The required report to the Legislature, prepared by the charter school office of the state Department of Public Instruction, noted that while black and white children attend charter schools and traditional public schools in similar proportions overall, individual charter schools are more racially segmented.

The State Board of Education was to have approved the annual report on Jan. 7 and send it on to state lawmakers. But Forest, who sits on the education board, demanded changes that would highlight the accomplishments of charters and, he said, put the data in better context.

Office of Charter Schools director Adam Levinson, who wrote the original report, made the requested changes, but said the data in it hasn't changed.

"We added maybe some additional figures, additional explanation," Levinson said. "It was simply a way to enhance the recognition of some of the accomplishments of charter schools this year. All of the accomplishments that are listed are just facts, as the rest of the report is facts."

Forest objected to a portion of the earlier version that cited a 2015 study by Duke University researchers who wrote that "the charter schools in North Carolina are increasingly serving the interests of relatively able white students in racially imbalanced schools."

That detail remains in the revised report.

The report now lists the seven charters that had high percentages of students in poverty and still achieved high academic growth, as well as six other schools that exceeded student growth expectations despite having a greater-than-average number of poor students.

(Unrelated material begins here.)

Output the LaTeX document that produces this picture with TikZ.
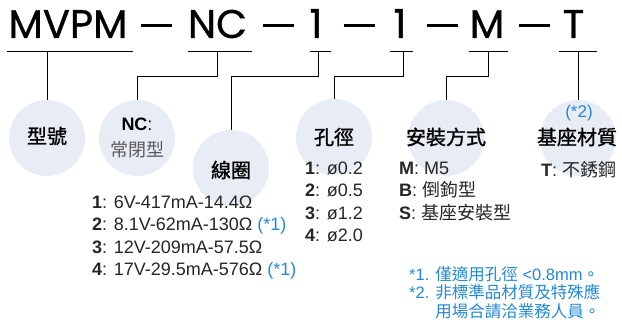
\documentclass[tikz,border=0pt]{standalone}
\usepackage{fontspec}
\setmainfont{Liberation Sans}
\newfontfamily\cjk{Noto Sans CJK TC}
\newfontfamily\cjkb[FakeBold=1.2]{Noto Sans CJK TC}
\newfontfamily\hdr[FakeBold=0.8]{Poppins}
\definecolor{bubfill}{HTML}{E8ECF5}
\definecolor{noteblue}{HTML}{2388D6}
\newcommand{\dashbar}{\rule[11.5pt]{31pt}{2.5pt}}
\tikzset{
  bub/.style={circle,fill=bubfill,minimum size=76pt,inner sep=0pt},
  ttl/.style={font=\fontsize{20}{24}\selectfont\cjkb},
  hd/.style={anchor=base,inner sep=0pt,font=\fontsize{40}{40}\selectfont\hdr},
  lst/.style={anchor=north west,align=left,inner sep=0pt,
    font=\fontsize{18}{22.5}\selectfont,text=black!85},
  lin/.style={line width=1pt},
}

\begin{document}
\begin{tikzpicture}[x=1pt,y=-1pt]
  \useasboundingbox (0,0) rectangle (622,329);
  % bubbles
  \node[bub] (c1) at (47,138) {};
  \node[bub] (c2) at (137,138) {};
  \node[bub] (c3) at (231,168) {};
  \node[bub] (c4) at (334,137) {};
  \node[bub] (c5) at (446,138) {};
  \node[bub] (c6) at (578,138) {};
  % model code
  \node[hd] (mvpm) at (68,38) {MVPM};
  \node[hd] (d1) at (156.5,38) {\dashbar};
  \node[hd] (nc) at (217.5,38) {NC};
  \node[hd] (d2) at (278,38) {\dashbar};
  \node[hd] (n1) at (316,38) {1};
  \node[hd] (d3) at (359,38) {\dashbar};
  \node[hd] (n2) at (400,38) {1};
  \node[hd] (d4) at (442,38) {\dashbar};
  \node[hd] (mm) at (487,38) {M};
  \node[hd] (d5) at (534,38) {\dashbar};
  \node[hd] (tt) at (573.5,38) {T};
  % underlines
  \draw[lin] (7,52) -- (133,52);
  \draw[lin] (188,52) -- (252,52);
  \draw[lin] (310,52) -- (331,52);
  \draw[lin] (390,52) -- (413,52);
  \draw[lin] (469,52) -- (508,52);
  \draw[lin] (559,52) -- (597,52);
  \coordinate (u1) at (47,52);
  \coordinate (u2) at (217,52);
  \coordinate (u3) at (318,52);
  \coordinate (u4) at (403,52);
  \coordinate (u5) at (488,52);
  \coordinate (u6) at (578,52);
  % connectors
  \draw[lin] (u1) -- (c1);
  \draw[lin] (u2) -- ++(0,25) -| (c2.north);
  \draw[lin] (u3) -- ++(0,25) -| (c3.north);
  \draw[lin] (u4) -- ++(0,25) -| (c4.north);
  \draw[lin] (u5) -- ++(0,25) -| (c5.north);
  \draw[lin] (u6) -- (c6);
  % titles
  \node[ttl] at (47,136) {型號};
  \node[font=\fontsize{18}{22}\selectfont] (nct) at (137,124) {\textbf{NC}:};
  \node[font=\fontsize{18}{22}\selectfont\cjk,text=black!65] (ncd) at (137,150) {常閉型};
  \node[ttl] at (231,170) {線圈};
  \node[ttl] at (334,137) {孔徑};
  \node[ttl] at (446,137) {安裝方式};
  \node[font=\fontsize{17}{20}\selectfont,text=noteblue] (star2) at (579,113) {(*2)};
  \node[ttl] at (577,137) {基座材質};
  % option lists
  \node[lst] (coil) at (92,195.5)
    {\textbf{1}: 6V-417mA-14.4Ω\\
     \textbf{2}: 8.1V-62mA-130Ω \textcolor{noteblue}{(*1)}\\
     \textbf{3}: 12V-209mA-57.5Ω\\
     \textbf{4}: 17V-29.5mA-576Ω \textcolor{noteblue}{(*1)}};
  \node[lst] (hole) at (305,161.5)
    {\textbf{1}: ø0.2\\ \textbf{2}: ø0.5\\ \textbf{3}: ø1.2\\ \textbf{4}: ø2.0};
  \node[lst] (mount) at (399,161.5)
    {\textbf{M}: M5\\ \textbf{B}: {\cjk 倒鉤型}\\ \textbf{S}: {\cjk 基座安裝型}};
  \node[lst] (base) at (541,161.5) {\textbf{T}: {\cjk 不銹鋼}};
  % notes
  \node[anchor=north west,align=left,inner sep=0pt,text=noteblue,
    font=\fontsize{16.5}{18.5}\selectfont] (note) at (409,266)
    {*1. {\cjk 僅適用孔徑} <0.8mm{\cjk 。}\\
     *2. {\cjk 非標準品材質及特殊應}\\
     \phantom{*2. }{\cjk 用場合請洽業務人員。}};
\end{tikzpicture}
\end{document}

The revision also adds that about 38,000 students were on waiting lists for admission to the roughly half of the 158 operating charter schools that responded to a December survey. The report notes that it's not known how many students were on lists for multiple schools.

The revised report also notes that while charters and traditional schools have about the same proportion of students who are American Indian, Asian and black, charter schools are about 15 percent more white and half as Hispanic.

Charter schools, created in North Carolina almost two decades ago, now enroll nearly 78,000 students. Their state funding has grown from just over $16 million in 1997 to more than $366 million last year, the report said.

Enrollment in traditional public schools has stayed steady at about 1.5 million students.